Croatia Leader Extends Hands of Peace to Serbs
Croatian President Ivo Josipovic extended the hand of peace to Serb citizens Sunday as he marked the anniversary of the crushing of a Serb rebellion in 1995, an operation pivotal in ending the war.
"Croatia won the war, it is a great achievement... but Croatia still has to battle to win in peace," Josipovic said at a ceremony at the former ethnic Serb rebel stronghold of Knin marking the 17th anniversary of Operation Storm.
"Winning in peace means also extending a hand to our Serb citizens, acknowledging and bowing to their victims" from the 1991-1995 war, Josipovic said, voicing hope that Croatia will become a "shining European star".
Zagreb is set to join the European Union next July.
On the eve of the anniversary, Croatian Serbs called for fair treatment for all victims of the war regardless of their ethnicity.
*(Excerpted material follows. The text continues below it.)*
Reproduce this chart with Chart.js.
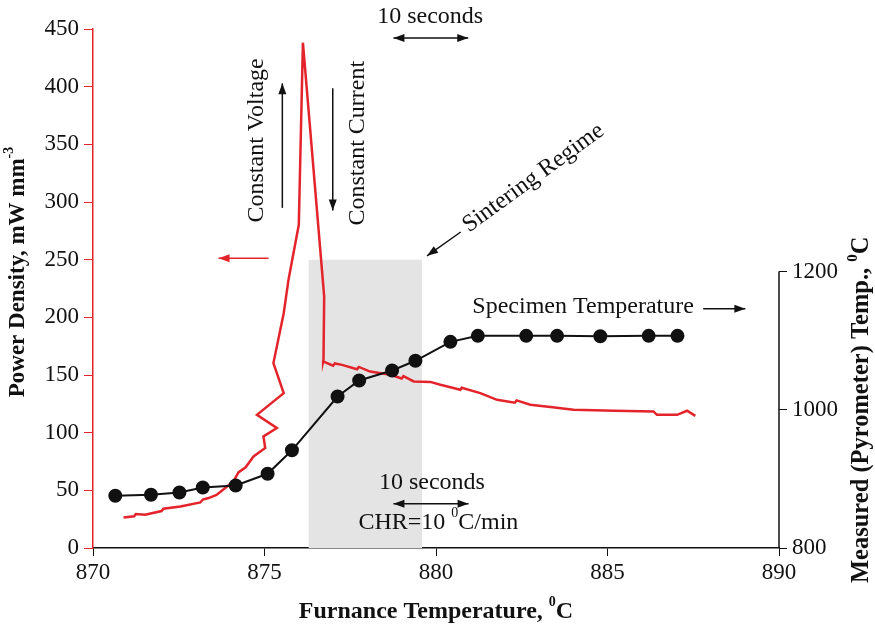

The Serb National Council, an umbrella organization of Croatian Serb parties and institutions, said that although the conflict ended 17 years ago "there is not equal treatment of crimes and victims".
Unbiased prosecution of war crimes and respect of the rights of ethnic Serbs were among the key criteria for Zagreb's membership of the 27-nation EU.
Croatia's proclamation of independence from the former Yugoslavia in 1991 sparked a war with Belgrade-backed ethnic Serb rebels who seized a third of the country.
The Croatian army launched Operation Storm on August 4, 1995, sending in about 130,000 troops in an 84-hour offensive that saw it recapture a region that had been in Serb hands since 1991.
Several hundred ethnic Serbs were killed and tens of thousands fled Croatia during and after the operation, which paved the way for the end of the war that in total claimed about 20,000 lives.
Two former Croatian generals -- Ante Gotovina and Mladen Markac -- were sentenced by a U.N. court in The Hague last year to prison terms of 24 and 18 years respectively for war crimes committed against ethnic Serbs.
Ethnic Serbs are still Croatia's largest minority, accounting for 4.5 percent of the population of 4.2 million -- down from a pre-war level of 12 percent.